Aside from salt and religion, not too much comes out of Salt Lake City -- well, unless you're a Mormon. And most of what I know about being a Mormon I learned from The Book Of Mormon -- the musical. I can't say that lifestyle is for me.
But I don't think that The Church of Jesus Christ of Latter Day Saints members are stupid by any means. They may be horny (Utah leads the nation in pornographic purchases) but they are pretty savvy as a whole. They number 15 million members world-wide. Yet if they are the motivating factor in this latest scheme to become more relevant in the political world, they may have crested with Mitt Romney and now are walking back from that experiment.
According to The Hill:
In 2016, an unusual state could snatch the coveted first-primary spot away from New Hampshire if its legislature gets its way: Utah
The Utah state House voted overwhelmingly on Monday in favor of a bill that would allow the state to hold its presidential primary a week before any other state in the nation, via an entirely online system, according to the Salt Lake Tribune.
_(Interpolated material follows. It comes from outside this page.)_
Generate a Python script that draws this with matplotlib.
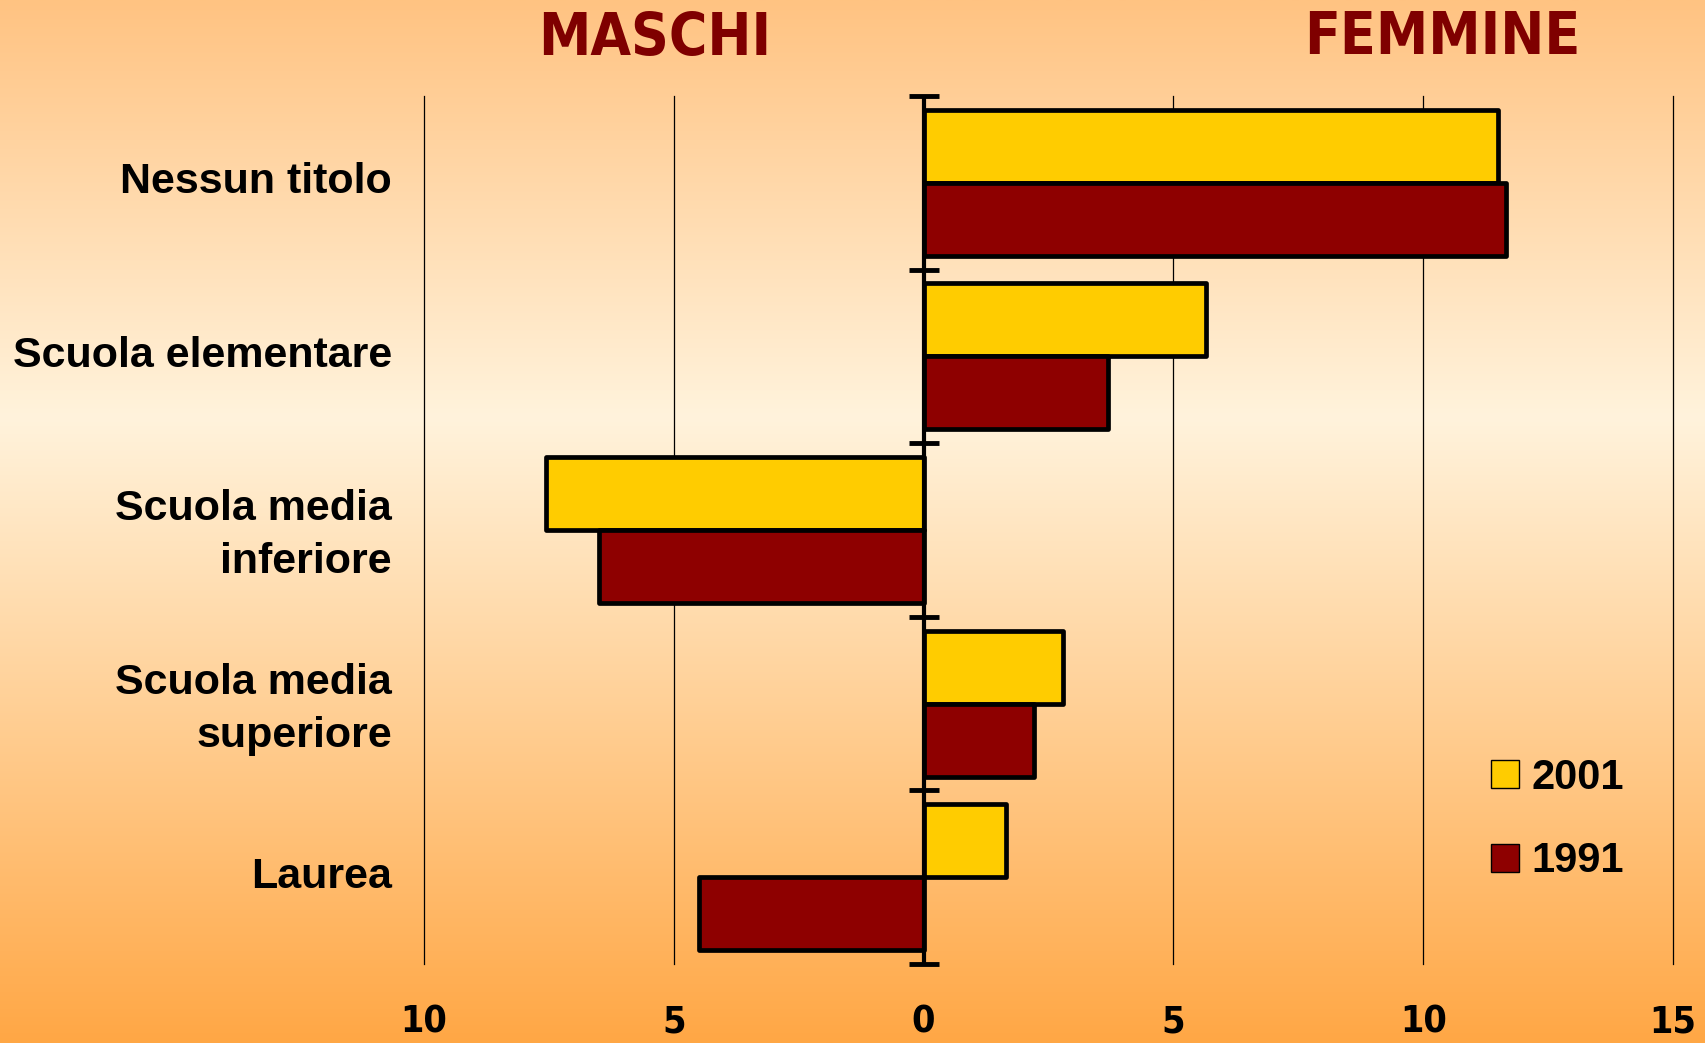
import numpy as np
import matplotlib
matplotlib.use("Agg")
import matplotlib.pyplot as plt
import matplotlib.transforms as mtransforms
from matplotlib.patches import Patch

categories = ["Nessun titolo", "Scuola elementare", "Scuola media\ninferiore",
              "Scuola media\nsuperiore", "Laurea"]
values_2001 = [11.5, 5.65, -7.55, 2.8, 1.65]
values_1991 = [11.65, 3.7, -6.5, 2.2, -4.5]
series_labels = ["2001", "1991"]
xtick_values = [-10, -5, 0, 5, 10, 15]
xtick_labels = ["10", "5", "0", "5", "10", "15"]
side_titles = ["MASCHI", "FEMMINE"]

col_2001 = "#FFCC00"
col_1991 = "#8E0000"
title_col = "#7F0000"

W, H = 1706, 1043
fig = plt.figure(figsize=(W / 100, H / 100), dpi=100)

# background gradient
bg = fig.add_axes([0, 0, 1, 1], zorder=-10)
stops_y = [0.0, 0.40, 1.0]
stops_c = [(0xFF, 0xC3, 0x82), (0xFF, 0xF3, 0xDC), (0xFF, 0xA7, 0x45)]
ys = np.linspace(0, 1, 400)
grad = np.zeros((400, 1, 3))
for k in range(3):
    grad[:, 0, k] = np.interp(ys, stops_y, [c[k] / 255 for c in stops_c])
bg.imshow(grad, aspect="auto", extent=[0, 1, 1, 0], interpolation="bilinear")
bg.set_xlim(0, 1)
bg.set_ylim(1, 0)
bg.axis("off")

ax = fig.add_axes([424 / W, 1 - 964 / H, (1673 - 424) / W, (964 - 96) / H])
ax.set_facecolor("none")

n = len(categories)
y = np.arange(n)
h = 0.42
ax.barh(y - h / 2, values_2001, height=h, color=col_2001, edgecolor="black",
        linewidth=3.4, zorder=3, joinstyle="round")
ax.barh(y + h / 2, values_1991, height=h, color=col_1991, edgecolor="black",
        linewidth=3.4, zorder=3, joinstyle="round")

ax.set_xlim(-10, 15)
ax.set_ylim(n - 0.5, -0.5)
ax.set_xticks(xtick_values)
ax.set_xticklabels(xtick_labels, fontsize=27, fontweight="bold",
                   family="DejaVu Sans", fontstretch="condensed")
ax.set_yticks(y)
ax.set_yticklabels(categories, fontsize=31, fontweight="bold",
                   family=["Liberation Sans", "DejaVu Sans"], ha="right",
                   linespacing=1.4)
ax.tick_params(axis="x", length=0, pad=29)
ax.tick_params(axis="y", length=0, pad=23)
shift = mtransforms.ScaledTranslation(0, 5 / 100, fig.dpi_scale_trans)
for lab in ax.get_yticklabels():
    lab.set_transform(lab.get_transform() + shift)
for s in ax.spines.values():
    s.set_visible(False)
ax.set_axisbelow(True)
ax.grid(axis="x", color="black", linewidth=0.9)
ax.grid(axis="y", visible=False)
for gl in ax.get_xgridlines():
    gl.set_clip_on(False)

# zero axis with boundary ticks
ax.axvline(0, color="black", linewidth=3, zorder=5, solid_capstyle="butt")
bounds = np.arange(n + 1) - 0.5
ax.plot(np.zeros(n + 1), bounds, linestyle="none", marker="_", markersize=21,
        markeredgewidth=3.5, color="black", zorder=6, clip_on=False,
        solid_capstyle="round")

# side titles
fig.text(655 / W, 1 - 38 / H, side_titles[0], ha="center", va="center",
         fontsize=42, fontweight="bold", color=title_col,
         family="DejaVu Sans", fontstretch="condensed")
fig.text(1442 / W, 1 - 38 / H, side_titles[1], ha="center", va="center",
         fontsize=42, fontweight="bold", color=title_col,
         family="DejaVu Sans", fontstretch="condensed")

handles = [Patch(facecolor=col_2001, edgecolor="black", linewidth=1),
           Patch(facecolor=col_1991, edgecolor="black", linewidth=1)]
leg = fig.legend(handles, series_labels, loc="center left",
                 bbox_to_anchor=(1491 / W, 1 - 819.5 / H), frameon=False,
                 prop={"family": "Liberation Sans", "weight": "bold", "size": 30},
                 handlelength=0.67, handleheight=0.67, handletextpad=0.3,
                 labelspacing=1.05, borderpad=0, borderaxespad=0)

fig.savefig("out.png", dpi=100)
This is quite interesting on a number of levels. First, the primary is to be totally online. Yep, no open polls. Only internet voting. That's pretty progressive if you ask me. The state is 68% Mormon. I just never thought of all of those folks as being so progressive. Actually, the opposite might have been my first thought. I see now that I was wrong. You learn something new every day.
Yet here comes the confusing part. The state wants to up its profile as being politically meaningful. By pushing to become the first state in the nation to hold a primary, a spot normally held by New Hampshire, Utah very well might become more relevant. It could happen. But there's something else that could happen too if they choose to make this move. They'll have to face the wrath of Reince Priebus and the entire RNC.
Currently the state sends 40 delegates to the GOP nominating convention.
If Utah goes through with the change, its 40 GOP delegates to the national convention will be cut down to just nine.
Nine voices for a state that could have 40. That's roughly a 3/4 cut. Does that make them more or less relevant and meaningful or just another small voice at the convention?